During all those long years Noah doubtless preached repentance to those unbelieving and disobedient people, who in all probability returned the warnings of this man of God with insulting jeers and scoffings, and still went on in their evil ways, until Noah entered the ark, and the terrible deluge overtook them all.
The preaching to those disobedient antediluvians is clearly referred to in 1 Peter 3:19, 20, " By which also He (Christ by the Spirit) went and preached unto the spirits in prison; which sometime were disobedient, when once the longsuffering of God waited in the days of Noah, while the ark was a preparing, wherein few, that is, eight souls were saved." Their souls were in " prison " when Peter wrote, but, they were living on the earth in Noah's day, the time when Christ, by the Spirit, went to preach to them, chiefly, it may be, through the instrumentality of Noah.
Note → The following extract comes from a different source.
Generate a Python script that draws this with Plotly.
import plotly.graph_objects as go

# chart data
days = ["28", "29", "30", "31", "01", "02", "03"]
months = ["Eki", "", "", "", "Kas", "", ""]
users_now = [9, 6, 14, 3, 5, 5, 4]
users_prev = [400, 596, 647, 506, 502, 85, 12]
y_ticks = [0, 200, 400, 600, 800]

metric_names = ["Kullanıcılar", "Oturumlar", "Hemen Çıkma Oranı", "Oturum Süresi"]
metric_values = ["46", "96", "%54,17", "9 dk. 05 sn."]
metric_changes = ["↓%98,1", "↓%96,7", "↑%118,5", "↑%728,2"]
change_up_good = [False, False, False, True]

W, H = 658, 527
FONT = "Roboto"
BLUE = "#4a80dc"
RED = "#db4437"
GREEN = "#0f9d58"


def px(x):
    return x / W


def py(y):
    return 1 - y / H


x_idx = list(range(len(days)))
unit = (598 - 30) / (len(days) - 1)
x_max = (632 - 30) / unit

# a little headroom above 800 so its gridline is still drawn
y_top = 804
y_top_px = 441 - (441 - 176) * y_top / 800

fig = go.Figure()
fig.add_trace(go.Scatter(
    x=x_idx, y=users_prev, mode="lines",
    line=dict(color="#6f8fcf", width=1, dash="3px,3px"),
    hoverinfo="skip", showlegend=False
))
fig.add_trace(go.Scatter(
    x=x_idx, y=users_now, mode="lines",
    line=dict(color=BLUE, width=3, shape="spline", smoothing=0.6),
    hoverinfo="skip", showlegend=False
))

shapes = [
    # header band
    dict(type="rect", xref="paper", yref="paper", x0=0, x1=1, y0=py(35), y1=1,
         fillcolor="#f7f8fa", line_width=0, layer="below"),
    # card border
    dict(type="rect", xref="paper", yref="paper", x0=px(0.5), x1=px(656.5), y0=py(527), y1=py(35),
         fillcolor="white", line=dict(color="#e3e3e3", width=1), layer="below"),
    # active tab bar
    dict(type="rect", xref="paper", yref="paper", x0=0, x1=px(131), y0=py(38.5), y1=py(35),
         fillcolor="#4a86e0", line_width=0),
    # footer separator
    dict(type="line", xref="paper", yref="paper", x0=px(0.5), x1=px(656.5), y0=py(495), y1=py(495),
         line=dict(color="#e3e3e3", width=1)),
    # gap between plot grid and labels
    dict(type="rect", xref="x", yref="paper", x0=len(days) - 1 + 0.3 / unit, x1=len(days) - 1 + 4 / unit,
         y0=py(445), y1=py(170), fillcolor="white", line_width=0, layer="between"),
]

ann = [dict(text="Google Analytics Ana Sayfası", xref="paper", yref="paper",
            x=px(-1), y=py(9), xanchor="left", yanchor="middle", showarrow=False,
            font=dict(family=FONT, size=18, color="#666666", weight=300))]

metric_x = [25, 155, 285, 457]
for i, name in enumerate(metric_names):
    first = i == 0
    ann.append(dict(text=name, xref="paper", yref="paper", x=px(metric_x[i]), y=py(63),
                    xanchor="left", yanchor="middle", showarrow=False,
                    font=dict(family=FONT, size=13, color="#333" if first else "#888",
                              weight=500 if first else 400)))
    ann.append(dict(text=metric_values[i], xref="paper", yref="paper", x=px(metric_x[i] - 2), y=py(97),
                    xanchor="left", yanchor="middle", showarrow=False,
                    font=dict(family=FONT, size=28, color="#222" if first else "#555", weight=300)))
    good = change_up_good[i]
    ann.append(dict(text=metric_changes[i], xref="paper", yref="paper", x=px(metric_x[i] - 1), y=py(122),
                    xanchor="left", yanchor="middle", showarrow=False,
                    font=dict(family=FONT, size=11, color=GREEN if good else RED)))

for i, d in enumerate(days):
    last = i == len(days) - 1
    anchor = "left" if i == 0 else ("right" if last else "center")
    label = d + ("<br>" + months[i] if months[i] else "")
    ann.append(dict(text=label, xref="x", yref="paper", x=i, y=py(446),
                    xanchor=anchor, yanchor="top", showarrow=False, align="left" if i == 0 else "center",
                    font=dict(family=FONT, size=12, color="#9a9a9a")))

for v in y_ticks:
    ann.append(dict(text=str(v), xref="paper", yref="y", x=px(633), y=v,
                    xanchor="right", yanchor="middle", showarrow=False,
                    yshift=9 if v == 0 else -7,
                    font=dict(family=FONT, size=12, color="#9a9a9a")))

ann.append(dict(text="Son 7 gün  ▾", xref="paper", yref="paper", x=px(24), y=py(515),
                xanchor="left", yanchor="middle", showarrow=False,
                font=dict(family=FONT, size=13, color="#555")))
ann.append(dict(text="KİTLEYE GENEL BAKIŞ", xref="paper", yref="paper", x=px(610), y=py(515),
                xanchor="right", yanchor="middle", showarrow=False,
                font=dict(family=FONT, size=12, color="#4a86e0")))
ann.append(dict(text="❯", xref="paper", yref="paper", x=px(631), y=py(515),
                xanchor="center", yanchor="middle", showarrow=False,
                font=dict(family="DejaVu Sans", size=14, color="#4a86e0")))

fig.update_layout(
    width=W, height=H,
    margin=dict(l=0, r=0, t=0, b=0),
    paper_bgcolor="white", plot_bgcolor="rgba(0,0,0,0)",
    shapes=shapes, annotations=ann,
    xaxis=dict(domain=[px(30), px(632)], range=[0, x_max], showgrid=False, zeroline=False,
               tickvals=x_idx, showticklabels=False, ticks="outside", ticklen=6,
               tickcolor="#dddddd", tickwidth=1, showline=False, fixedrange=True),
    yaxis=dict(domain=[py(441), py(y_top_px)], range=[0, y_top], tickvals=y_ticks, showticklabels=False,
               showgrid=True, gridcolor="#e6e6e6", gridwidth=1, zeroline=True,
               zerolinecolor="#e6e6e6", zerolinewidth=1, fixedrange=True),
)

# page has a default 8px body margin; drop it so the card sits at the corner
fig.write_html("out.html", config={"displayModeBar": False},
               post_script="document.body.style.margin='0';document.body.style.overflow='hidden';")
What noble faith we see here in this upright servant of God, toiling on perseveringly for many years, without the faintest sign of the threatened deluge to encourage him—nothing but the bare word of God. It is for this that he is deservedly enrolled among the nobles of faith in Heb. 11:7, " By faith Noah, being warned of God of things not seen as yet, moved with fear, prepared an ark to the saving of his house; by the which he condemned the world, and became heir of the righteousness which is by faith."
(7.) The closing scenes of this first dispensation furnish us with another very striking and solemn type of what the last scenes of the present dispensation will be. For though the gospel of God's free grace has been proclaimed for centuries, and is still sounding forth its gracious calls and warnings to the world, when the next awful judgment comes to pass,-namely, the judgment of the nations by the Lord Himself (Matt. 25:31, 32; Rev. 19:11-21),—the great majority of mankind will be found as heedless and unbelieving as they were in the days of Noah.
To this our Lord alludes in Matt. 24:37-39, "But as the days of Noe were, so shall also the coming of the Son of man be. For as in the days that were before the flood they were eating and drinking, marrying and giving in marriage, until the day that Noe entered into the ark, and knew not until the flood came, and took them all away; so shall also the coming of the Son of man be." How strange, that in the face of such a plain scripture—and of others of like import—there should be found many Christians who maintain that the world is to grow better and better through the preaching of the gospel until the spiritual millennium they are thinking about, shall come to pass!
The wicked days of Noah's time will yet be repeated, before the millennium comes.